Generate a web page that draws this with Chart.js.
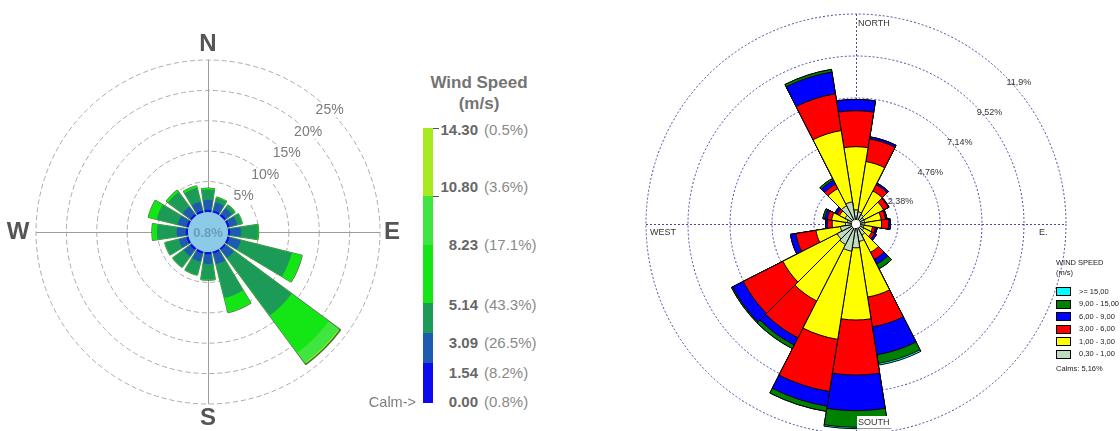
<!DOCTYPE html>
<html>
<head>
<meta charset="utf-8">
<title>Wind roses</title>
<script src="https://cdn.jsdelivr.net/npm/chart.js@4.4.1/dist/chart.umd.min.js"></script>
<style>
  html, body { margin:0; padding:0; background:#fff; }
  body { position:relative; width:1120px; height:431px; overflow:hidden;
         font-family:"Liberation Sans", Arial, Helvetica, sans-serif; }
  canvas { position:absolute; top:0; }
  #roseLeft { left:0; }
  #roseRight { left:600px; }
  .abs { position:absolute; white-space:nowrap; }
</style>
</head>
<body>
<canvas id="roseLeft" width="410" height="431" style="width:410px;height:431px"></canvas>
<canvas id="roseRight" width="520" height="440" style="width:520px;height:440px"></canvas>
<div id="keyLeft"></div>
<div id="keyRight"></div>
<script>
// ---------- Left rose: 16 compass points, frequency (%) per wind-speed class ----------
const leftDirections = ['N','NNE','NE','ENE','E','ESE','SE','SSE','S','SSW','SW','WSW','W','WNW','NW','NNW'];
const leftSpeed_0_154    = [0.35,0.35,0.35,0.35,0.35,0.35,0.30,0.35,0.35,0.35,0.35,0.35,0.35,0.35,0.35,0.35];
const leftSpeed_154_309  = [1.65,1.40,1.25,1.30,1.75,1.90,1.70,1.80,1.60,1.40,1.30,1.30,1.50,1.50,1.50,1.50];
const leftSpeed_309_514  = [1.70,0.75,0.55,0.80,2.80,8.65,11.80,5.75,2.55,2.20,2.20,2.30,3.25,3.55,3.00,2.35];
const leftSpeed_514_823  = [0.20,0.10,0.05,0.05,0.10,1.70,7.60,2.40,0.10,0.05,0.05,0.05,0.80,1.40,0.35,0.30];
const leftSpeed_823_1080 = [0,0,0,0,0,0.05,2.10,0.05,0,0,0,0,0,0,0,0];
const leftSpeed_1080_1430 = [0,0,0,0,0,0,0.30,0,0,0,0,0,0,0,0,0];
const leftCalm = 0.8;
const leftRings = [5, 10, 15, 20, 25];
const leftKeySpeeds = ['14.30','10.80','8.23','5.14','3.09','1.54','0.00'];
const leftKeyShares = ['0.5%','3.6%','17.1%','43.3%','26.5%','8.2%','0.8%'];

// ---------- Right rose: 20 sectors of 18°, frequency (%) per wind-speed class ----------
const rightSectors = ['0°','18°','36°','54°','72°','90°','108°','126°','144°','162°',
                      '180°','198°','216°','234°','252°','270°','288°','306°','324°','342°'];
const rightSpeed_03_1  = [0.80,0.70,0.60,0.50,0.50,0.50,0.45,0.50,0.70,1.00,1.35,1.56,1.30,1.20,0.90,0.60,0.50,0.70,1.16,1.27];
const rightSpeed_1_3   = [3.58,2.88,1.50,1.25,0.95,0.95,0.50,0.50,1.10,3.19,4.09,5.06,3.60,3.45,1.40,0.75,0.90,0.35,1.09,4.09];
const rightSpeed_3_6   = [2.04,1.30,0.40,0.30,0.25,0.40,0.17,0.18,0.45,1.71,3.12,2.99,2.34,2.52,1.15,0.27,0.25,0.15,0.28,2.11];
const rightSpeed_6_9   = [0.64,0.12,0.10,0.05,0.08,0.10,0.10,0.12,0.30,1.60,2.02,0.84,0.46,0.68,0.31,0.10,0.15,0.15,0.25,1.25];
const rightSpeed_9_15  = [0,0,0,0,0,0,0,0,0.30,0.50,0.94,0.30,0.23,0.07,0,0,0.10,0,0.12,0.15];
const rightSpeed_15up  = [0,0,0,0,0,0,0,0,0,0.10,0.08,0,0,0,0,0,0,0,0,0];
const rightCalms = 5.16;
const rightRings = [2.38, 4.76, 7.14, 9.52, 11.9];
const rightKeyClasses = ['>= 15,00','9,00 - 15,00','6,00 - 9,00','3,00 - 6,00','1,00 - 3,00','0,30 - 1,00'];

// ---------- styling ----------
const FONT = '"Liberation Sans", Arial, Helvetica, sans-serif';
const leftColors  = ['#0b0bef', '#1d5ab2', '#1c9a57', '#14e514', '#3fe63f', '#a7ea20'];
const rightColors = ['#c0dcc0', '#ffff00', '#ff0000', '#0000ff', '#008000', '#00ffff'];
const leftWedgeDeg = 17, leftGapDeg = 5.5;
const leftScaleMin = -3.3;          // 0 % sits on the rim of the calm disc
const rightCalmDisc = 0.23;         // radius of the white centre disc (scale units)

// running totals so that each speed class is drawn as a ring on top of the previous ones
function stack(bands) {
  const out = [];
  let run = bands[0].map(() => 0);
  bands.forEach(b => { run = run.map((v, i) => v + b[i]); out.push(run.slice()); });
  return out;
}

// ---------- left rose ----------
const leftStacked = stack([leftSpeed_0_154, leftSpeed_154_309, leftSpeed_309_514,
                           leftSpeed_514_823, leftSpeed_823_1080, leftSpeed_1080_1430]);
const leftLabels = [];
leftDirections.forEach(d => leftLabels.push(d, ''));
function withGaps(values) {
  const out = [];
  values.forEach(v => out.push(v, leftScaleMin));
  return out;
}
const leftAngle = (c) => (c.dataIndex % 2 === 0 ? leftWedgeDeg : leftGapDeg);
const leftDatasets = [{
  label: 'Calm',
  data: [0],
  angle: 360,
  backgroundColor: '#8ccbe8',
  borderWidth: 0
}];
leftStacked.forEach((vals, k) => {
  const outermost = k === leftStacked.length - 1;
  leftDatasets.push({
    label: 'class ' + k,
    data: withGaps(vals),
    angle: leftAngle,
    backgroundColor: (c) => (c.dataIndex % 2 === 0 ? leftColors[k] : 'rgba(0,0,0,0)'),
    borderWidth: (c) => (outermost && c.dataIndex % 2 === 0 ? 1.6 : 0),
    borderColor: 'rgba(20,75,20,0.75)'
  });
});

const leftDecor = {
  id: 'leftDecor',
  beforeDatasetsDraw(chart) {
    const s = chart.scales.r, ctx = chart.ctx;
    const cx = s.xCenter, cy = s.yCenter, R = s.drawingArea;
    ctx.save();
    ctx.strokeStyle = '#9d9d9d';
    ctx.lineWidth = 1;
    ctx.beginPath();
    ctx.moveTo(cx - R, cy + 0.5); ctx.lineTo(cx + R, cy + 0.5);
    ctx.moveTo(cx + 0.5, cy - R); ctx.lineTo(cx + 0.5, cy + R);
    ctx.stroke();
    ctx.restore();
  },
  afterDatasetsDraw(chart) {
    const s = chart.scales.r, ctx = chart.ctx;
    const cx = s.xCenter, cy = s.yCenter, R = s.drawingArea;
    ctx.save();
    // ring values along the NE diagonal
    ctx.font = '14px ' + FONT;
    ctx.textAlign = 'center';
    ctx.textBaseline = 'middle';
    leftRings.forEach(v => {
      const d = s.getDistanceFromCenterForValue(v);
      const x = cx + d * Math.SQRT1_2, y = cy - d * Math.SQRT1_2;
      const t = v + '%';
      const w = ctx.measureText(t).width;
      ctx.fillStyle = '#fff';
      ctx.fillRect(x - w / 2 - 2, y - 7, w + 4, 14);
      ctx.fillStyle = '#7b7b7b';
      ctx.fillText(t, x, y);
    });
    // calm share in the centre disc
    ctx.font = 'bold 13px ' + FONT;
    ctx.fillStyle = '#6c9cbd';
    ctx.fillText(leftCalm + '%', cx, cy + 1);
    // compass letters
    ctx.font = 'bold 24px ' + FONT;
    ctx.fillStyle = '#555';
    ctx.fillText('N', cx, cy - R - 16);
    ctx.fillText('S', cx, cy + R + 14);
    ctx.fillText('E', cx + R + 12, cy);
    ctx.fillText('W', cx - R - 18, cy);
    ctx.restore();
  }
};

new Chart(document.getElementById('roseLeft'), {
  type: 'polarArea',
  data: { labels: leftLabels, datasets: leftDatasets },
  options: {
    responsive: false,
    animation: false,
    events: [],
    layout: { padding: { left: 36, right: 30, top: 60, bottom: 27 } },
    plugins: { legend: { display: false }, tooltip: { enabled: false } },
    scales: {
      r: {
        min: leftScaleMin,
        max: leftRings[leftRings.length - 1],
        startAngle: -leftWedgeDeg / 2,
        afterBuildTicks: (sc) => { sc.ticks = leftRings.map(v => ({ value: v })); },
        ticks: { display: false },
        grid: { circular: true, color: '#ababab', lineWidth: 1 },
        border: { dash: [5, 3] },
        angleLines: { display: false },
        pointLabels: { display: false }
      }
    }
  },
  plugins: [leftDecor]
});

// ---------- right rose ----------
const rightStacked = stack([rightSpeed_03_1, rightSpeed_1_3, rightSpeed_3_6,
                            rightSpeed_6_9, rightSpeed_9_15, rightSpeed_15up]);
const rightDatasets = [{
  label: 'Calms',
  data: [rightCalmDisc],
  angle: 360,
  backgroundColor: '#ffffff',
  borderWidth: 0
}];
rightStacked.forEach((vals, k) => {
  rightDatasets.push({
    label: rightKeyClasses[rightKeyClasses.length - 1 - k],
    data: vals,
    backgroundColor: rightColors[k],
    borderColor: '#000',
    borderWidth: 1
  });
});

const rightDecor = {
  id: 'rightDecor',
  beforeDatasetsDraw(chart) {
    const s = chart.scales.r, ctx = chart.ctx;
    const cx = s.xCenter, cy = s.yCenter;
    const R = s.getDistanceFromCenterForValue(rightRings[rightRings.length - 1]);
    ctx.save();
    ctx.strokeStyle = '#4747a8';
    ctx.lineWidth = 1;
    ctx.setLineDash([2, 2]);
    ctx.beginPath();
    ctx.moveTo(cx - R, cy + 0.5); ctx.lineTo(cx + R, cy + 0.5);
    ctx.moveTo(cx + 0.5, cy - R); ctx.lineTo(cx + 0.5, cy + R);
    ctx.stroke();
    ctx.restore();
  },
  afterDatasetsDraw(chart) {
    const s = chart.scales.r, ctx = chart.ctx;
    const cx = s.xCenter, cy = s.yCenter;
    const R = s.getDistanceFromCenterForValue(rightRings[rightRings.length - 1]);
    ctx.save();
    ctx.font = '9px ' + FONT;
    ctx.textAlign = 'left';
    ctx.textBaseline = 'top';
    ctx.fillStyle = '#333';
    rightRings.forEach(v => {
      const d = s.getDistanceFromCenterForValue(v);
      ctx.fillText(String(v).replace('.', ',') + '%', cx + d * Math.SQRT1_2 + 2, cy - d * Math.SQRT1_2 + 3);
    });
    ctx.fillText('NORTH', cx + 2, cy - R + 5);
    ctx.fillText('WEST', cx - R + 4, cy + 4);
    ctx.fillText('E.', cx + R - 27, cy + 4);
    // boxed south label
    const w = ctx.measureText('SOUTH').width;
    ctx.fillStyle = '#fff';
    ctx.fillRect(cx + 1, cy + R - 18, w + 3, 12);
    ctx.strokeStyle = '#999';
    ctx.lineWidth = 1;
    ctx.beginPath();
    ctx.moveTo(cx + 1, cy + R - 5.5); ctx.lineTo(cx + w + 4, cy + R - 5.5);
    ctx.stroke();
    ctx.fillStyle = '#333';
    ctx.fillText('SOUTH', cx + 2, cy + R - 16);
    ctx.restore();
  }
};

new Chart(document.getElementById('roseRight'), {
  type: 'polarArea',
  data: { labels: rightSectors, datasets: rightDatasets },
  options: {
    responsive: false,
    animation: false,
    events: [],
    layout: { padding: { left: 46, right: 54, top: 14, bottom: 6 } },
    plugins: { legend: { display: false }, tooltip: { enabled: false } },
    scales: {
      r: {
        min: 0,
        max: rightRings[rightRings.length - 1],
        startAngle: -9,
        afterBuildTicks: (sc) => { sc.ticks = [0].concat(rightRings).map(v => ({ value: v })); },
        ticks: { display: false },
        grid: { circular: true, color: '#4747a8', lineWidth: 1 },
        border: { dash: [2, 2] },
        angleLines: { display: false },
        pointLabels: { display: false }
      }
    }
  },
  plugins: [rightDecor]
});

// ---------- keys ----------
function addDiv(parent, css, html) {
  const d = document.createElement('div');
  d.className = 'abs';
  d.style.cssText = css;
  if (html != null) d.innerHTML = html;
  parent.appendChild(d);
  return d;
}

// left colour bar
const keyL = document.getElementById('keyLeft');
addDiv(keyL, 'left:420px;width:118px;top:72px;text-align:center;font-weight:bold;font-size:17px;line-height:21px;color:#747474;',
       'Wind Speed<br>(m/s)');
const barEdges = [128, 196, 245, 303, 333, 363, 403];
for (let i = 0; i < 6; i++) {
  addDiv(keyL, 'left:423px;width:10px;top:' + barEdges[i] + 'px;height:' + (barEdges[i + 1] - barEdges[i]) +
         'px;background:' + leftColors[5 - i] + ';');
}
[0, 1].forEach(i => addDiv(keyL, 'left:433px;width:6px;top:' + barEdges[i] + 'px;height:1px;background:#555;'));
const keyLabelY = [130, 187, 245, 305, 343, 373, 402];
leftKeySpeeds.forEach((sp, i) => {
  addDiv(keyL, 'left:428px;width:50px;text-align:right;top:' + (keyLabelY[i] - 9) +
         'px;line-height:18px;font-size:15px;font-weight:bold;color:#676767;', sp);
  addDiv(keyL, 'left:484px;top:' + (keyLabelY[i] - 9) +
         'px;line-height:18px;font-size:15px;color:#8a8a8a;', '(' + leftKeyShares[i] + ')');
});
addDiv(keyL, 'left:356px;width:60px;text-align:right;top:393px;line-height:18px;font-size:14.5px;color:#7d7d7d;', 'Calm-&gt;');

// right boxes
const keyR = document.getElementById('keyRight');
addDiv(keyR, 'left:1056px;top:258px;font-size:7.5px;line-height:10px;color:#222;', 'WIND SPEED<br>(m/s)');
rightKeyClasses.forEach((txt, i) => {
  const top = 287 + i * 12.5;
  addDiv(keyR, 'left:1056px;top:' + top + 'px;width:15px;height:9px;box-sizing:border-box;border:1px solid #000;background:' +
         rightColors[5 - i] + ';');
  addDiv(keyR, 'left:1079px;top:' + (top - 0.5) + 'px;font-size:7.5px;line-height:10px;color:#222;', txt);
});
addDiv(keyR, 'left:1056px;top:363.5px;font-size:7.5px;line-height:10px;color:#222;',
       'Calms: ' + String(rightCalms).replace('.', ',') + '%');
</script>
</body>
</html>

REQUIRED TASK:
In the listing, find each line with the string "that" and copy it.

FULL RESPONSE:
Generate a web page that draws this with Chart.js.
// running totals so that each speed class is drawn as a ring on top of the previous ones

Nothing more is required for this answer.